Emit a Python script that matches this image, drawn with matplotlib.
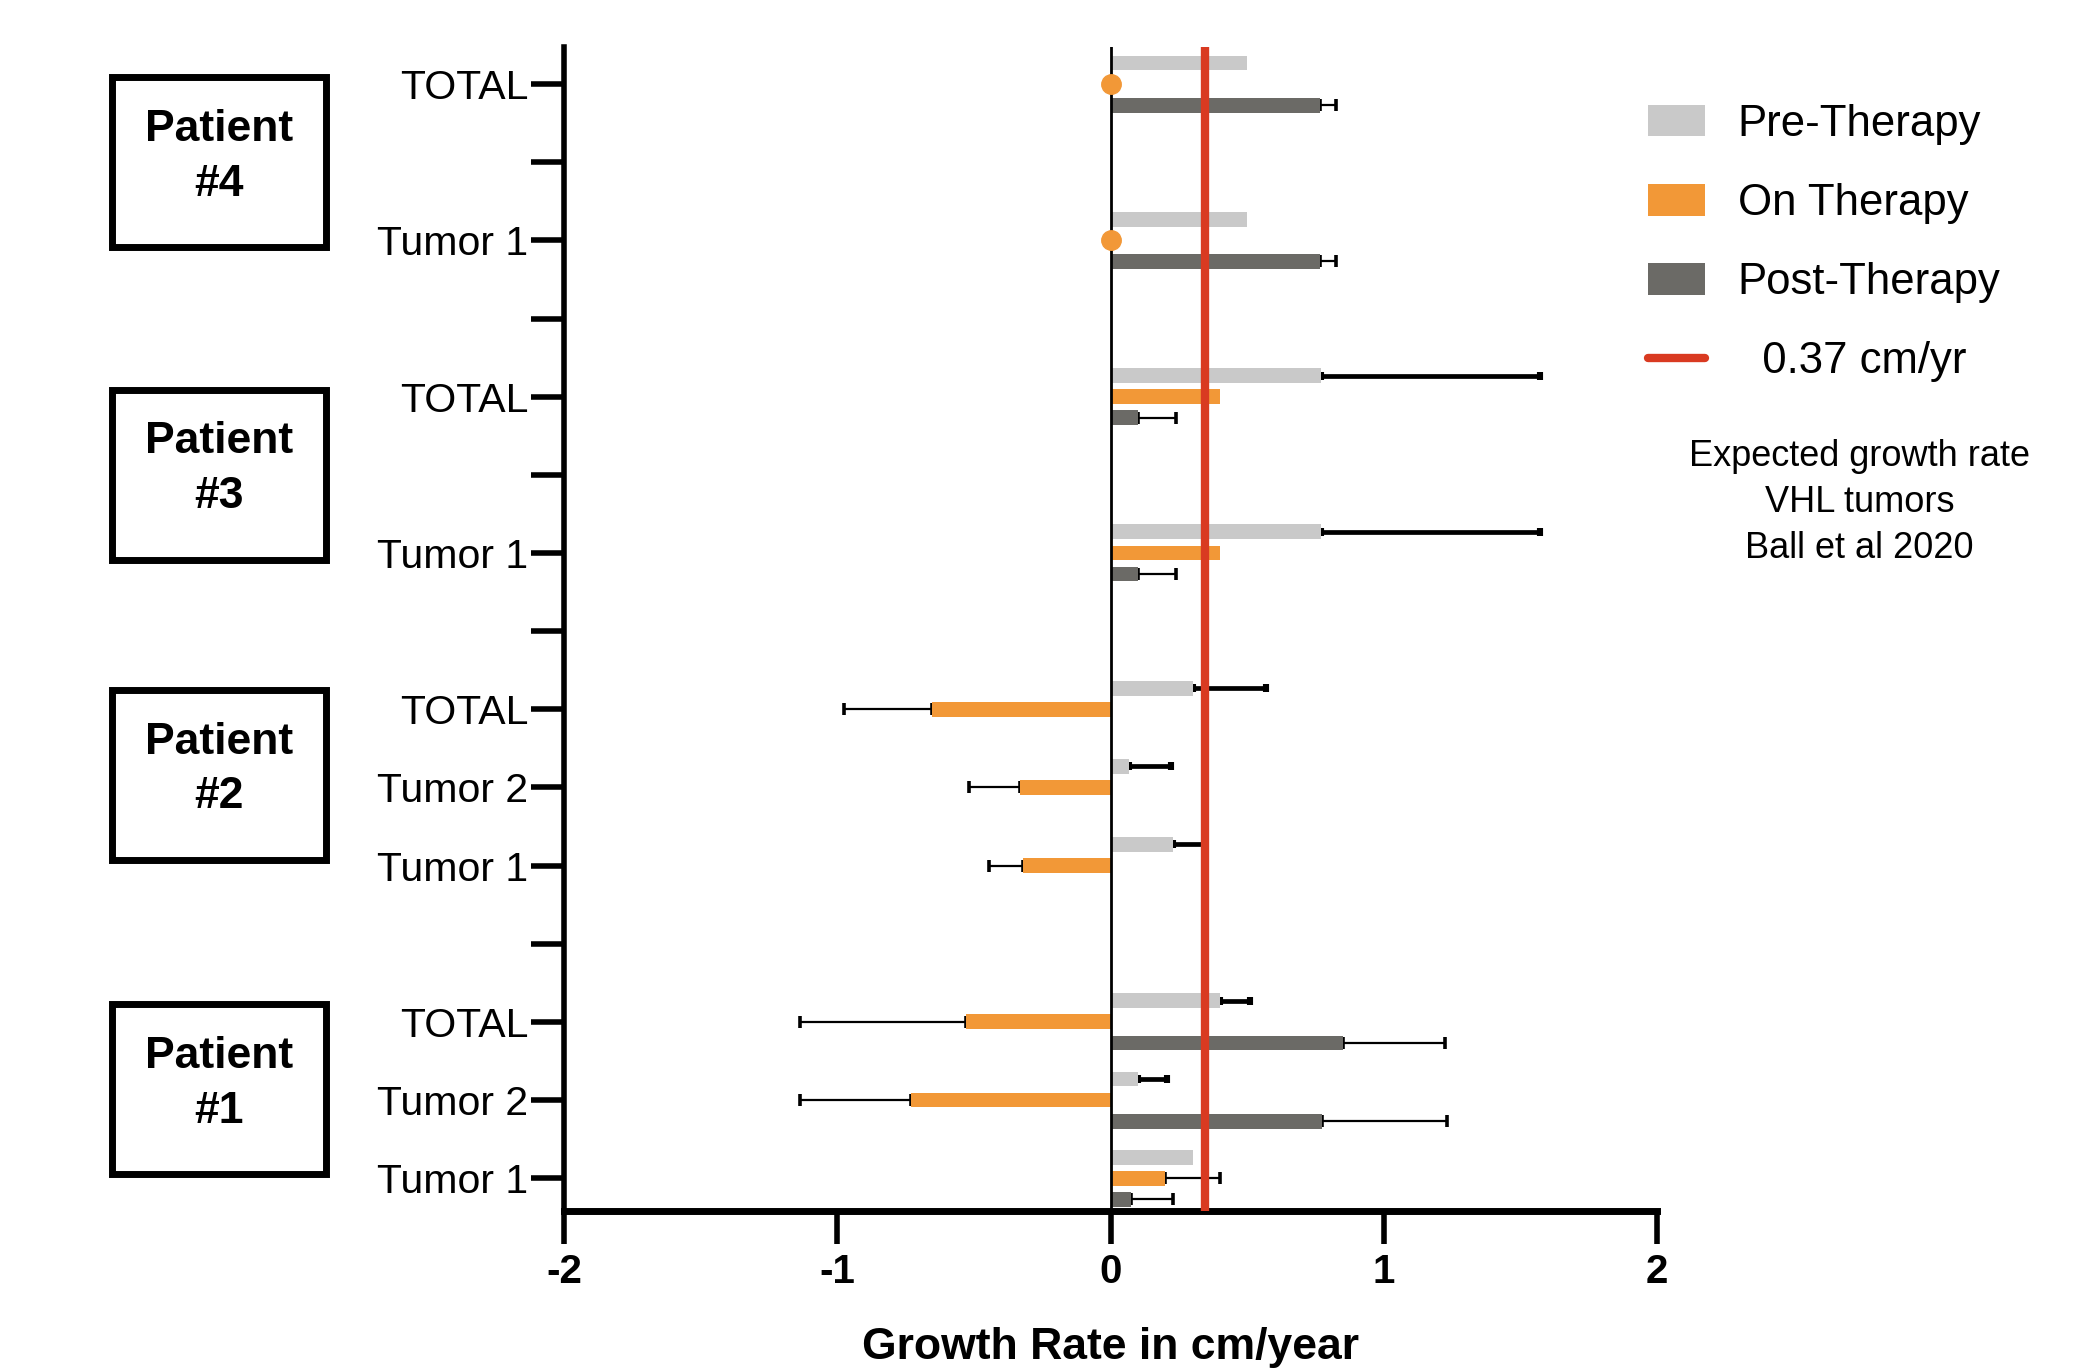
import numpy as np
import matplotlib
matplotlib.use('Agg')
import matplotlib.pyplot as plt
from matplotlib.patches import Patch, Rectangle
from matplotlib.lines import Line2D
import matplotlib.transforms as mtransforms

plt.rcParams['font.family'] = ['Liberation Sans', 'DejaVu Sans']

# rows from bottom to top, '' = empty spacer slot
tick_labels = ['Tumor 1', 'Tumor 2', 'TOTAL', '',
               'Tumor 1', 'Tumor 2', 'TOTAL', '',
               'Tumor 1', '', 'TOTAL', '',
               'Tumor 1', '', 'TOTAL']
nan = np.nan
pre      = [0.30, 0.10, 0.40, nan, 0.23, 0.067, 0.30, nan, 0.77, nan, 0.77, nan, 0.50, nan, 0.50]
pre_err  = [0.0, 0.105, 0.11, nan, 0.115, 0.155, 0.27, nan, 0.80, nan, 0.80, nan, 0.0, nan, 0.0]
on       = [0.20, -0.73, -0.53, nan, -0.32, -0.33, -0.655, nan, 0.40, nan, 0.40, nan, 0.0, nan, 0.0]
on_err   = [0.20, 0.405, 0.605, nan, 0.125, 0.19, 0.32, nan, 0.0, nan, 0.0, nan, 0.0, nan, 0.0]
post     = [0.075, 0.775, 0.85, nan, nan, nan, nan, nan, 0.10, nan, 0.10, nan, 0.765, nan, 0.765]
post_err = [0.155, 0.455, 0.375, nan, nan, nan, nan, nan, 0.14, nan, 0.14, nan, 0.06, nan, 0.06]

patients = ['Patient\n#1', 'Patient\n#2', 'Patient\n#3', 'Patient\n#4']
patient_center = [1.14, 5.16, 9.0, 13.0]
expected_rate = 0.345

pre_c = '#c9c9c9'
on_c = '#f29837'
post_c = '#6b6a66'
red_c = '#d93a21'

fig = plt.figure(figsize=(20.87, 13.69), dpi=100)
ax = fig.add_axes([0.2703, 0.1154, 0.5237, 0.8506])

y = np.arange(len(tick_labels))
h = 0.19
off = 0.27


def one_sided(vals, errs):
    vals = np.array(vals, dtype=float)
    errs = np.nan_to_num(np.array(errs, dtype=float))
    lo = np.where(vals < 0, errs, 0)
    hi = np.where(vals >= 0, errs, 0)
    return [lo, hi]


series = [(pre, pre_err, off, pre_c, 3.4, 3),
          (on, on_err, 0, on_c, 1.6, 4),
          (post, post_err, -off, post_c, 1.6, 4)]
for vals, errs, dy, col, elw, cs in series:
    v = np.array(vals, dtype=float)
    ax.barh(y + dy, v, height=h, color=col, zorder=3)
    e = np.nan_to_num(np.array(errs, dtype=float))
    m = ~np.isnan(v) & (e > 0)
    xerr = one_sided(v[m], e[m])
    ax.errorbar(v[m], (y + dy)[m], xerr=xerr, fmt='none', ecolor='black',
                elinewidth=elw, capsize=cs, capthick=elw + 1, zorder=2)

# on-therapy values of zero drawn as dots
on_arr = np.array(on, dtype=float)
zero = on_arr == 0
ax.plot(on_arr[zero], y[zero], 'o', color=on_c, markersize=14, zorder=6, clip_on=False)

ax.axvline(0, color='black', lw=2, zorder=4)
ax.axvline(expected_rate, color=red_c, lw=6, zorder=5, solid_capstyle='round')

ax.set_xlim(-2, 2)
ax.set_ylim(-0.42, 14.48)
ax.set_xticks([-2, -1, 0, 1, 2])
ax.set_xticklabels(['-2', '-1', '0', '1', '2'], fontsize=29, fontweight='bold')
ax.set_yticks(y)
ax.set_yticklabels(tick_labels, fontsize=29.5)
ax.tick_params(axis='y', length=24, width=4, pad=2)
ax.tick_params(axis='x', length=24, width=4, pad=6)
for s in ['top', 'right']:
    ax.spines[s].set_visible(False)
ax.spines['left'].set_linewidth(4)
ax.spines['bottom'].set_linewidth(5)
ax.set_xlabel('Growth Rate in cm/year', fontsize=32, fontweight='bold', labelpad=26)

# patient boxes
tr = mtransforms.blended_transform_factory(fig.transFigure, ax.transData)
for name, cy in zip(patients, patient_center):
    ax.add_patch(Rectangle((0.0535, cy - 1.09), 0.1025, 2.18, transform=tr,
                           fill=False, lw=5, ec='black', clip_on=False))
    ax.text(0.1048, cy + 0.07, name, transform=tr, ha='center', va='center',
            fontsize=32, fontweight='bold', linespacing=1.43)

handles = [Patch(facecolor=pre_c, label='Pre-Therapy'),
           Patch(facecolor=on_c, label='On Therapy'),
           Patch(facecolor=post_c, label='Post-Therapy'),
           Line2D([], [], color=red_c, lw=6, solid_capstyle='round', label='  0.37 cm/yr')]
fig.legend(handles=handles, loc='upper left', bbox_to_anchor=(0.779, 0.940),
           frameon=False, fontsize=31.5, handlelength=1.3, handleheight=0.73,
           handletextpad=0.76, labelspacing=0.87, borderpad=0)

fig.text(0.891, 0.633, 'Expected growth rate\nVHL tumors\nBall et al 2020',
         ha='center', va='center', fontsize=26, linespacing=1.41)

fig.savefig('out.png', dpi=100)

§ WHAT YOU ARE ASKED TO DO
Without the pictures, copy the material exactly as given.

§ SOLUTION FOR THIS PROBLEM
Emit a Python script that matches this image, drawn with matplotlib.
import numpy as np
import matplotlib
matplotlib.use('Agg')
import matplotlib.pyplot as plt
from matplotlib.patches import Patch, Rectangle
from matplotlib.lines import Line2D
import matplotlib.transforms as mtransforms

plt.rcParams['font.family'] = ['Liberation Sans', 'DejaVu Sans']

# rows from bottom to top, '' = empty spacer slot
tick_labels = ['Tumor 1', 'Tumor 2', 'TOTAL', '',
               'Tumor 1', 'Tumor 2', 'TOTAL', '',
               'Tumor 1', '', 'TOTAL', '',
               'Tumor 1', '', 'TOTAL']
nan = np.nan
pre      = [0.30, 0.10, 0.40, nan, 0.23, 0.067, 0.30, nan, 0.77, nan, 0.77, nan, 0.50, nan, 0.50]
pre_err  = [0.0, 0.105, 0.11, nan, 0.115, 0.155, 0.27, nan, 0.80, nan, 0.80, nan, 0.0, nan, 0.0]
on       = [0.20, -0.73, -0.53, nan, -0.32, -0.33, -0.655, nan, 0.40, nan, 0.40, nan, 0.0, nan, 0.0]
on_err   = [0.20, 0.405, 0.605, nan, 0.125, 0.19, 0.32, nan, 0.0, nan, 0.0, nan, 0.0, nan, 0.0]
post     = [0.075, 0.775, 0.85, nan, nan, nan, nan, nan, 0.10, nan, 0.10, nan, 0.765, nan, 0.765]
post_err = [0.155, 0.455, 0.375, nan, nan, nan, nan, nan, 0.14, nan, 0.14, nan, 0.06, nan, 0.06]

patients = ['Patient\n#1', 'Patient\n#2', 'Patient\n#3', 'Patient\n#4']
patient_center = [1.14, 5.16, 9.0, 13.0]
expected_rate = 0.345

pre_c = '#c9c9c9'
on_c = '#f29837'
post_c = '#6b6a66'
red_c = '#d93a21'

fig = plt.figure(figsize=(20.87, 13.69), dpi=100)
ax = fig.add_axes([0.2703, 0.1154, 0.5237, 0.8506])

y = np.arange(len(tick_labels))
h = 0.19
off = 0.27


def one_sided(vals, errs):
    vals = np.array(vals, dtype=float)
    errs = np.nan_to_num(np.array(errs, dtype=float))
    lo = np.where(vals < 0, errs, 0)
    hi = np.where(vals >= 0, errs, 0)
    return [lo, hi]


series = [(pre, pre_err, off, pre_c, 3.4, 3),
          (on, on_err, 0, on_c, 1.6, 4),
          (post, post_err, -off, post_c, 1.6, 4)]
for vals, errs, dy, col, elw, cs in series:
    v = np.array(vals, dtype=float)
    ax.barh(y + dy, v, height=h, color=col, zorder=3)
    e = np.nan_to_num(np.array(errs, dtype=float))
    m = ~np.isnan(v) & (e > 0)
    xerr = one_sided(v[m], e[m])
    ax.errorbar(v[m], (y + dy)[m], xerr=xerr, fmt='none', ecolor='black',
                elinewidth=elw, capsize=cs, capthick=elw + 1, zorder=2)

# on-therapy values of zero drawn as dots
on_arr = np.array(on, dtype=float)
zero = on_arr == 0
ax.plot(on_arr[zero], y[zero], 'o', color=on_c, markersize=14, zorder=6, clip_on=False)

ax.axvline(0, color='black', lw=2, zorder=4)
ax.axvline(expected_rate, color=red_c, lw=6, zorder=5, solid_capstyle='round')

ax.set_xlim(-2, 2)
ax.set_ylim(-0.42, 14.48)
ax.set_xticks([-2, -1, 0, 1, 2])
ax.set_xticklabels(['-2', '-1', '0', '1', '2'], fontsize=29, fontweight='bold')
ax.set_yticks(y)
ax.set_yticklabels(tick_labels, fontsize=29.5)
ax.tick_params(axis='y', length=24, width=4, pad=2)
ax.tick_params(axis='x', length=24, width=4, pad=6)
for s in ['top', 'right']:
    ax.spines[s].set_visible(False)
ax.spines['left'].set_linewidth(4)
ax.spines['bottom'].set_linewidth(5)
ax.set_xlabel('Growth Rate in cm/year', fontsize=32, fontweight='bold', labelpad=26)

# patient boxes
tr = mtransforms.blended_transform_factory(fig.transFigure, ax.transData)
for name, cy in zip(patients, patient_center):
    ax.add_patch(Rectangle((0.0535, cy - 1.09), 0.1025, 2.18, transform=tr,
                           fill=False, lw=5, ec='black', clip_on=False))
    ax.text(0.1048, cy + 0.07, name, transform=tr, ha='center', va='center',
            fontsize=32, fontweight='bold', linespacing=1.43)

handles = [Patch(facecolor=pre_c, label='Pre-Therapy'),
           Patch(facecolor=on_c, label='On Therapy'),
           Patch(facecolor=post_c, label='Post-Therapy'),
           Line2D([], [], color=red_c, lw=6, solid_capstyle='round', label='  0.37 cm/yr')]
fig.legend(handles=handles, loc='upper left', bbox_to_anchor=(0.779, 0.940),
           frameon=False, fontsize=31.5, handlelength=1.3, handleheight=0.73,
           handletextpad=0.76, labelspacing=0.87, borderpad=0)

fig.text(0.891, 0.633, 'Expected growth rate\nVHL tumors\nBall et al 2020',
         ha='center', va='center', fontsize=26, linespacing=1.41)

fig.savefig('out.png', dpi=100)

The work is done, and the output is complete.